Date of Award

5-2016

Document Type

Dissertation

Degree Name

Doctor of Philosophy (PhD)

Legacy Department

Biological Sciences

Committee Member

Dr. Charles D. Rice, Committee Chair

Committee Member

Dr. Robert F. Baldwin

Committee Member

Dr. Thomas E. Schwedler

Committee Member

Dr. Catherine A. Toline

Abstract

Sea turtles are a unique group of marine organisms that live in tropical and temperate waters across the globe. They are one of just a few groups of marine reptiles that currently inhabit oceanic environments, and therefore fill an important and distinct role in marine ecosystems.

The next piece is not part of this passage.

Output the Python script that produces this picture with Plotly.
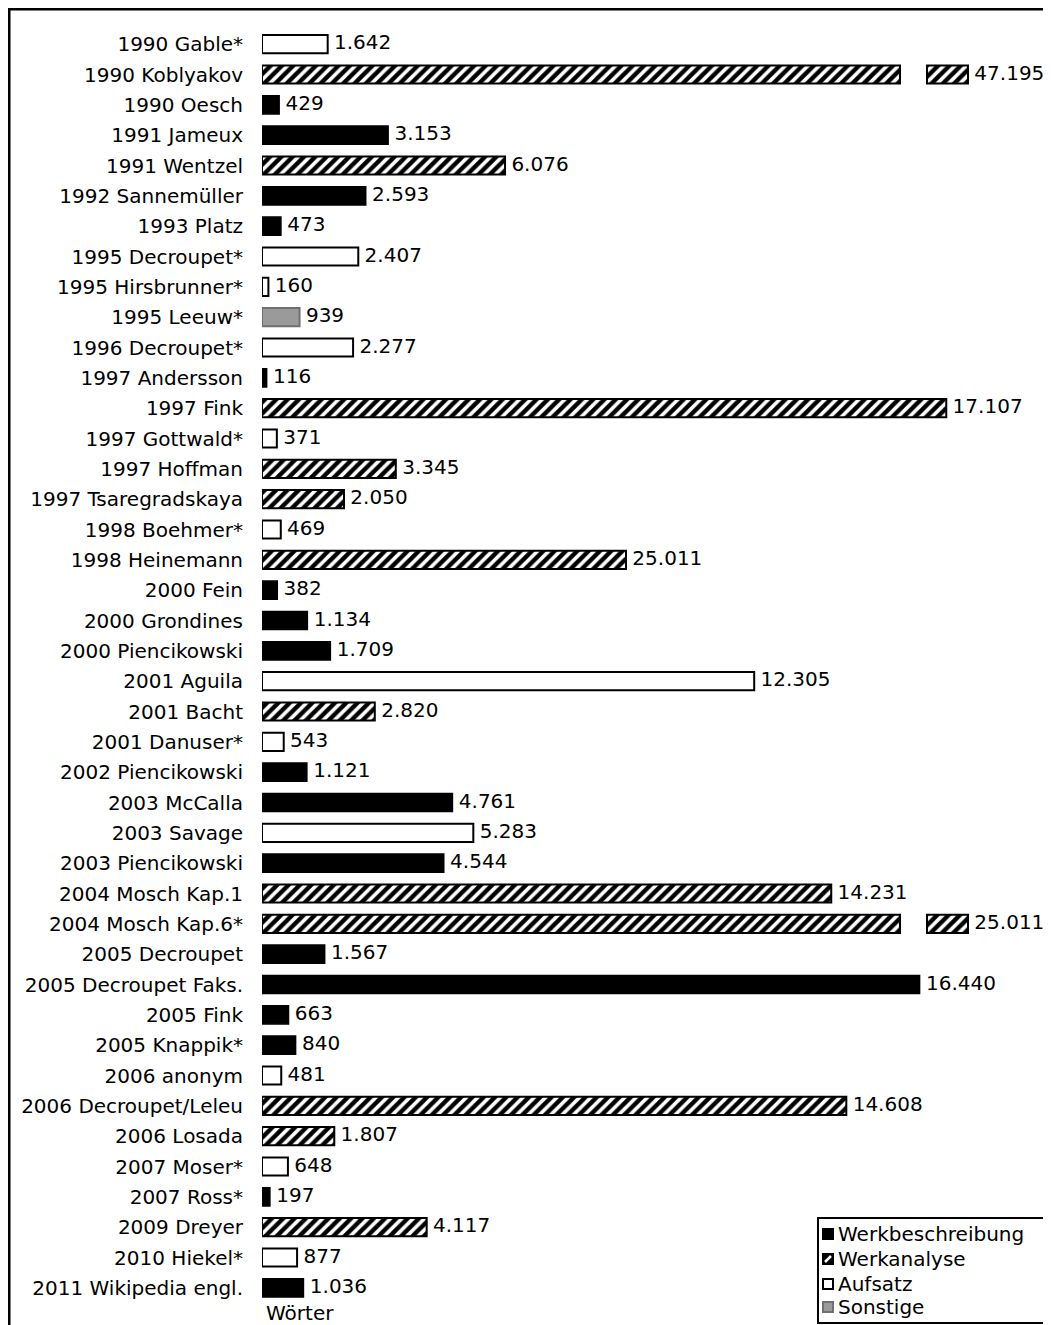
import plotly.graph_objects as go

# --- Data ---
authors = [
    "1990 Gable*", "1990 Koblyakov", "1990 Oesch", "1991 Jameux", "1991 Wentzel",
    "1992 Sannemüller", "1993 Platz", "1995 Decroupet*", "1995 Hirsbrunner*", "1995 Leeuw*",
    "1996 Decroupet*", "1997 Andersson", "1997 Fink", "1997 Gottwald*", "1997 Hoffman",
    "1997 Tsaregradskaya", "1998 Boehmer*", "1998 Heinemann", "2000 Fein", "2000 Grondines",
    "2000 Piencikowski", "2001 Aguila", "2001 Bacht", "2001 Danuser*", "2002 Piencikowski",
    "2003 McCalla", "2003 Savage", "2003 Piencikowski", "2004 Mosch Kap.1", "2004 Mosch Kap.6*",
    "2005 Decroupet", "2005 Decroupet Faks.", "2005 Fink", "2005 Knappik*", "2006 anonym",
    "2006 Decroupet/Leleu", "2006 Losada", "2007 Moser*", "2007 Ross*", "2009 Dreyer",
    "2010 Hiekel*", "2011 Wikipedia engl.",
]
words = [
    1642, 47195, 429, 3153, 6076,
    2593, 473, 2407, 160, 939,
    2277, 116, 17107, 371, 3345,
    2050, 469, 25011, 382, 1134,
    1709, 12305, 2820, 543, 1121,
    4761, 5283, 4544, 14231, 25011,
    1567, 16440, 663, 840, 481,
    14608, 1807, 648, 197, 4117,
    877, 1036,
]
kinds = [
    "Aufsatz", "Werkanalyse", "Werkbeschreibung", "Werkbeschreibung", "Werkanalyse",
    "Werkbeschreibung", "Werkbeschreibung", "Aufsatz", "Aufsatz", "Sonstige",
    "Aufsatz", "Werkbeschreibung", "Werkanalyse", "Aufsatz", "Werkanalyse",
    "Werkanalyse", "Aufsatz", "Werkanalyse", "Werkbeschreibung", "Werkbeschreibung",
    "Werkbeschreibung", "Aufsatz", "Werkanalyse", "Aufsatz", "Werkbeschreibung",
    "Werkbeschreibung", "Aufsatz", "Werkbeschreibung", "Werkanalyse", "Werkanalyse",
    "Werkbeschreibung", "Werkbeschreibung", "Werkbeschreibung", "Werkbeschreibung", "Aufsatz",
    "Werkanalyse", "Werkanalyse", "Aufsatz", "Werkbeschreibung", "Werkanalyse",
    "Aufsatz", "Werkbeschreibung",
]
# in the original the Heinemann bar is drawn much shorter than its label says
drawn_override = {"1998 Heinemann": 9100}
legend_order = ["Werkbeschreibung", "Werkanalyse", "Aufsatz", "Sonstige"]

# --- Style ---
FONT = "DejaVu Sans"
FS = 20
W, H = 1043, 1317          # page has an 8px body margin
ML, MT, MB = 254, 21, 22
BREAK_AT = 15950           # axis break: long bars are cut here
GAP = 675
TAIL = 1025

STYLES = {
    "Werkbeschreibung": dict(color="black", line=dict(color="black", width=1.5)),
    "Werkanalyse": dict(color="white", line=dict(color="black", width=2),
                        pattern=dict(shape="/", fgcolor="black", bgcolor="white",
                                     fgopacity=1, fillmode="replace",
                                     size=8, solidity=0.55)),
    "Aufsatz": dict(color="white", line=dict(color="black", width=2)),
    "Sonstige": dict(color="#9a9a9a", line=dict(color="#707070", width=2)),
}

PW = W - ML
PH = H - MT - MB


def px2x(fx):
    return (fx - ML) / PW


def px2y(fy):
    return (H - MB - fy) / PH


def fmt(v):
    return f"{v:,}".replace(",", ".")


drawn = [drawn_override.get(a, w) for a, w in zip(authors, words)]
broken = [d > BREAK_AT + GAP + TAIL for d in drawn]
bar_len = [BREAK_AT if b else d for d, b in zip(drawn, broken)]
label_x = [BREAK_AT + GAP + TAIL if b else d for d, b in zip(drawn, broken)]

fig = go.Figure()

for kind in legend_order:
    idx = [i for i, k in enumerate(kinds) if k == kind]
    fig.add_trace(go.Bar(
        name=kind,
        y=[authors[i] for i in idx],
        x=[bar_len[i] for i in idx],
        orientation="h",
        width=0.6,
        marker=STYLES[kind],
        hoverinfo="skip",
        showlegend=False,
    ))

# tail pieces of the broken bars
bidx = [i for i, b in enumerate(broken) if b]
fig.add_trace(go.Bar(
    y=[authors[i] for i in bidx],
    x=[TAIL for i in bidx],
    base=[BREAK_AT + GAP for i in bidx],
    orientation="h",
    width=0.6,
    marker=STYLES["Werkanalyse"],
    showlegend=False,
    hoverinfo="skip",
))

# value labels
fig.add_trace(go.Scatter(
    y=authors,
    x=label_x,
    mode="text",
    text=[" " + fmt(w) for w in words],
    textposition="middle right",
    textfont=dict(family=FONT, size=FS, color="black"),
    showlegend=False,
    hoverinfo="skip",
    cliponaxis=False,
))

# --- hand-drawn legend box (as in the original) ---
shapes = [
    # outer frame
    dict(type="rect", xref="paper", yref="paper",
         x0=px2x(1), x1=px2x(W + 20), y0=px2y(H + 20), y1=px2y(1),
         line=dict(color="black", width=3)),
    # legend frame
    dict(type="rect", xref="paper", yref="paper",
         x0=px2x(810), x1=px2x(1041), y0=px2y(1315), y1=px2y(1210),
         line=dict(color="black", width=2), fillcolor="white", layer="above"),
]
annotations = [
    dict(text="Wörter", x=px2x(256), y=px2y(1305), xref="paper", yref="paper",
         xanchor="left", yanchor="middle", showarrow=False, font=dict(size=FS)),
]
sym_fill = {"Werkbeschreibung": ("black", "black"), "Werkanalyse": ("black", "black"),
            "Aufsatz": ("white", "black"), "Sonstige": ("#9a9a9a", "#707070")}
row_y = [1226, 1251, 1276, 1299]
for kind, ry in zip(legend_order, row_y):
    fill, line = sym_fill[kind]
    shapes.append(dict(type="rect", xref="paper", yref="paper", layer="above",
                       x0=px2x(815), x1=px2x(825), y0=px2y(ry + 5), y1=px2y(ry - 5),
                       fillcolor=fill, line=dict(color=line, width=2)))
    if kind == "Werkanalyse":
        shapes.append(dict(type="line", xref="paper", yref="paper", layer="above",
                           x0=px2x(817), x1=px2x(823), y0=px2y(ry + 3), y1=px2y(ry - 3),
                           line=dict(color="white", width=2.5)))
    annotations.append(dict(text=kind, x=px2x(828), y=px2y(ry), xref="paper", yref="paper",
                            xanchor="left", yanchor="middle", showarrow=False,
                            font=dict(size=FS)))

n = len(authors)
fig.update_layout(
    width=W, height=H,
    paper_bgcolor="white", plot_bgcolor="white",
    font=dict(family=FONT, size=FS, color="black"),
    barmode="overlay",
    showlegend=False,
    margin=dict(l=ML, r=0, t=MT, b=MB, autoexpand=False),
    xaxis=dict(range=[0, PW / 0.04], showgrid=False, zeroline=False,
               showticklabels=False, showline=False, fixedrange=True),
    yaxis=dict(categoryorder="array", categoryarray=authors, range=[n - 0.5, -0.5],
               showgrid=False, zeroline=False, showline=False,
               ticklabelstandoff=18, tickfont=dict(size=FS), fixedrange=True),
    annotations=annotations,
    shapes=shapes,
)

fig.write_html("out.html")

Though much research has been conducted on sea turtle nesting and ecology, comparatively little research has been done on sea turtle immunology, especially in turtles other than green sea turtles (Chelonia mydas). Using a simple technique, immunoglobulin Y (IgY), which is found in reptiles, birds, and amphibians, was purified. Using standard techniques, polyclonal antisera and monoclonal antibodies were made against two forms of IgY (known as IgY and IgY(ΔFc)) for both loggerhead (Caretta caretta) and Kemp's ridley (Lepidochelys kempii) sea turtles. Following antibody production, serum samples from 60 loggerhead and 30 Kemp's ridley individual turtles were examined to look for antibodies specific to 9 marine bacterial species (Escherichia coli, Vibrio cholera, V. parahaemolyticus, V. anguillarum, V. vulnificus, Mycobacterium marinum, Erysipelothrix rhusiopathiae, Streptococcus agalactiae, and Brevundimonas vesicularis). It was found that serum titer levels against these bacteria can vary significantly in regards to factors such as gender and year of serum collection. In addition, some correlations were found between total serum protein levels and serum titers against bacteria, and between straight carapace length and serum titers against bacteria. Measurements taken from these individual turtles (packed cell volume, glucose, and total protein) are similar to measurements seen in other wild, healthy turtles of the same species. This indicates that the bacterial data is not reflective of special or unusual circumstances (such as disease or injury), but is what can be expected from healthy, wild turtles from these populations. This is the first study of its kind to examine serum titers against marine bacteria, and therefore offers clues to the species of bacteria that sea turtles may be exposed to in their natural environments. Moreover, this study lends insight into the nature and function of the truncated form of IgY, known as IgY(ΔFc).